The Coast Guard seized the 35-foot fiberglass fishing boat Dec. 10 at sea after Sanchez refused to pledge not to sail into Cuban waters. Sanchez vows not to eat until its release.
Howard Simon, Miami's ACLU director, said intensive talks were continuing with at least five different federal agencies on getting the boat freed from a Key West dry dock.

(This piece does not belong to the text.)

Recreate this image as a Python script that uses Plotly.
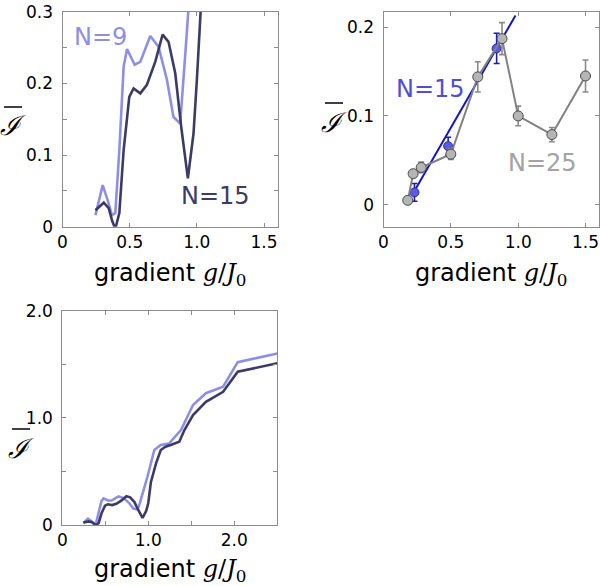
import plotly.graph_objects as go

# ---------------- data ----------------
# Panel (a)/(c): mean current vs gradient, N=9 (light) and N=15 (dark)
n9_x = [0.245, 0.299, 0.336, 0.368, 0.393, 0.423, 0.455, 0.48, 0.537, 0.579, 0.653, 0.715,
        0.777, 0.826, 0.876, 0.90, 0.925, 0.99, 1.07, 1.145, 1.24, 1.38, 1.52, 1.67, 1.87,
        2.04, 2.5]
n9_y = [0.016, 0.058, 0.037, 0.016, 0.019, 0.107, 0.223, 0.248, 0.226, 0.230, 0.266, 0.251,
        0.205, 0.153, 0.144, 0.20, 0.27, 0.45, 0.70, 0.746, 0.76, 0.886, 1.12, 1.23, 1.29,
        1.52, 1.60]
n15_x = [0.245, 0.307, 0.344, 0.37, 0.393, 0.423, 0.455, 0.497, 0.529, 0.579, 0.628, 0.69,
         0.745, 0.789, 0.839, 0.883, 0.933, 0.975, 1.0, 1.03, 1.09, 1.145, 1.2, 1.26, 1.36,
         1.42, 1.52, 1.67, 1.87, 2.04, 2.5]
n15_y = [0.023, 0.0335, 0.026, 0.008, -0.003, 0.019, 0.107, 0.181, 0.193, 0.186, 0.198, 0.230,
         0.268, 0.258, 0.214, 0.14, 0.0675, 0.13, 0.205, 0.40, 0.575, 0.70, 0.73, 0.746, 0.777,
         0.886, 1.026, 1.15, 1.243, 1.43, 1.51]

# Panel (b): simulation points
b15_x = [0.23, 0.48, 0.84]
b15_y = [0.014, 0.066, 0.176]
b15_err = [0.010, 0.010, 0.017]
b15_fit_x = [0.22, 0.98]
b15_fit_y = [0.013, 0.213]

b25_x = [0.18, 0.22, 0.28, 0.50, 0.70, 0.88, 1.00, 1.25, 1.50]
b25_y = [0.005, 0.035, 0.042, 0.057, 0.144, 0.187, 0.100, 0.079, 0.145]
b25_err = [0.002, 0.004, 0.006, 0.006, 0.017, 0.018, 0.011, 0.008, 0.018]

# tick labels
tl_xticks = [0, 0.5, 1.0, 1.5]
tl_xtext = ["0", "0.5", "1.0", "1.5"]
tl_yticks = [0, 0.1, 0.2, 0.3]
tl_ytext = ["0", "0.1", "0.2", "0.3"]
tr_yticks = [0, 0.1, 0.2]
tr_ytext = ["0", "0.1", "0.2"]
bl_xticks = [0, 1.0, 2.0]
bl_xtext = ["0", "1.0", "2.0"]
bl_yticks = [0, 1.0, 2.0]
bl_ytext = ["0", "1.0", "2.0"]

# ---------------- style ----------------
W, H = 600, 586
LIGHT = "#8e8ee6"
DARK = "#3b3b66"
BLUE_TXT = "#4f4fd6"
BLUE_LINE = "#1414c8"
GRAY_LINE = "#828282"
FONT = "DejaVu Sans"
FRAME = "#8c8c8c"


def px(x):
    return x / W


def py(y):
    return 1 - y / H


def axis(domain, rng, tickvals, ticktext, anchor, minor_dtick=None):
    d = dict(domain=domain, range=rng, tickvals=tickvals, ticktext=ticktext,
             anchor=anchor, showline=True, mirror="ticks", linecolor=FRAME,
             linewidth=1, ticks="inside", ticklen=4, tickcolor=FRAME,
             showgrid=False, zeroline=False, automargin=False,
             ticklabeloverflow="allow",
             tickfont=dict(family=FONT, size=17, color="black"))
    if minor_dtick is not None:
        d["minor"] = dict(dtick=minor_dtick, tick0=0, ticks="inside", ticklen=4,
                          tickcolor=FRAME, showgrid=False)
    return d


fig = go.Figure()

# Top-left
fig.add_trace(go.Scatter(x=n9_x, y=n9_y, mode="lines", line=dict(color=LIGHT, width=2.6),
                         xaxis="x", yaxis="y", showlegend=False))
fig.add_trace(go.Scatter(x=n15_x, y=n15_y, mode="lines", line=dict(color=DARK, width=2.6),
                         xaxis="x", yaxis="y", showlegend=False))

# Top-right
fig.add_trace(go.Scatter(x=b15_fit_x, y=b15_fit_y, mode="lines",
                         line=dict(color=BLUE_LINE, width=2), xaxis="x2", yaxis="y2",
                         showlegend=False))
fig.add_trace(go.Scatter(x=b15_x, y=b15_y, mode="markers",
                         marker=dict(size=9, color="#5b5be0", line=dict(color="#2a2a9a", width=1)),
                         error_y=dict(type="data", array=b15_err, color="#1a1ab4", thickness=1.6, width=3),
                         xaxis="x2", yaxis="y2", showlegend=False))
fig.add_trace(go.Scatter(x=b25_x, y=b25_y, mode="lines+markers",
                         line=dict(color=GRAY_LINE, width=2),
                         marker=dict(size=10, color="#b5b5b5", line=dict(color="#4a4a4a", width=1)),
                         error_y=dict(type="data", array=b25_err, color="#8a8a8a", thickness=1.6, width=3),
                         xaxis="x2", yaxis="y2", showlegend=False))

# Bottom-left
fig.add_trace(go.Scatter(x=n9_x, y=n9_y, mode="lines", line=dict(color=LIGHT, width=2.6),
                         xaxis="x3", yaxis="y3", showlegend=False))
fig.add_trace(go.Scatter(x=n15_x, y=n15_y, mode="lines", line=dict(color=DARK, width=2.6),
                         xaxis="x3", yaxis="y3", showlegend=False))

tl_xd = [px(62.5), px(277.5)]
tl_yd = [py(226.7), py(11.7)]
tr_xd = [px(383.5), px(599)]
tr_yd = [py(227), py(12)]
bl_xd = [px(62.3), px(277.3)]
bl_yd = [py(525), py(310.7)]

fig.update_layout(
    width=W, height=H, margin=dict(l=0, r=0, t=0, b=0, autoexpand=False),
    paper_bgcolor="white", plot_bgcolor="white",
    xaxis=axis(tl_xd, [0, 1.6], tl_xticks, tl_xtext, "y"),
    yaxis=axis(tl_yd, [0, 0.3], tl_yticks, tl_ytext, "x", 0.05),
    xaxis2=axis(tr_xd, [0, 1.6], tl_xticks, tl_xtext, "y2"),
    yaxis2=axis(tr_yd, [-0.025, 0.217], tr_yticks, tr_ytext, "x2"),
    xaxis3=axis(bl_xd, [0, 2.5], bl_xticks, bl_xtext, "y3", 0.5),
    yaxis3=axis(bl_yd, [0, 2.0], bl_yticks, bl_ytext, "x3", 0.5),
)
for ax in ["yaxis", "yaxis2", "yaxis3"]:
    fig.layout[ax].ticklabelstandoff = 5

xtitle = 'gradient <span style="font-family:DejaVu Serif"><i>g</i>/<i>J</i><sub>0</sub></span>'
annotations = []
for cx, cy in [(170, 274), (491, 274), (170, 570)]:
    annotations.append(dict(x=px(cx), y=py(cy), xref="paper", yref="paper", text=xtitle,
                            showarrow=False, xanchor="center", yanchor="middle",
                            font=dict(family=FONT, size=24, color="black")))
shapes = []
for cx, cy in [(13, 126), (334, 122), (21, 448)]:
    annotations.append(dict(x=px(cx), y=py(cy), xref="paper", yref="paper",
                            text="<i>ℐ</i>", showarrow=False, xanchor="center", yanchor="middle",
                            font=dict(family="DejaVu Serif", size=27, color="black")))
    shapes.append(dict(type="line", xref="paper", yref="paper", x0=px(cx - 9), x1=px(cx + 9),
                       y0=py(cy - 19), y1=py(cy - 19), line=dict(color="black", width=1.5)))

for txt, cx, cy, col in [("N=9", 100, 37, LIGHT), ("N=15", 215, 196, DARK),
                         ("N=15", 430, 89, BLUE_TXT), ("N=25", 542, 163, "#a3a3a3")]:
    annotations.append(dict(x=px(cx), y=py(cy), xref="paper", yref="paper", text=txt,
                            showarrow=False, xanchor="center", yanchor="middle",
                            font=dict(family=FONT, size=24, color=col)))

fig.update_layout(annotations=annotations, shapes=shapes)
fig.write_html("out.html", config={"displayModeBar": False},
               post_script="document.body.style.margin='0';document.body.style.overflow='hidden';")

They include the National Security Council, the State Department, the Coast Guard, Customs and the Treasury Department.
Otherwise, he said, the ACLU and Democracy Movement intend to challenge -- in court -- the extraordinary World War I-era presidential maritime powers that let the government seize the boat.
The Clinton administration discovered the powers as a way of defusing tensions between the exile community and the Cuban government after Cuba in February 1996 shot down two Brothers to the Rescue airplanes.
``It's in everybody's interest for the government to return the boat and keep Saul Sanchez alive as a leader of the exile community,'' Simon said.
Diaz-Balart again Friday characterized the extraordinary Clinton administration measures as serving to safeguard the Cuban regime from both peaceful and violent protest at the expense of U.S. civil liberties.
Penelas, a lawyer, said he has studied the matter and had found no justification for the government's using the law to seize Sanchez's vessel.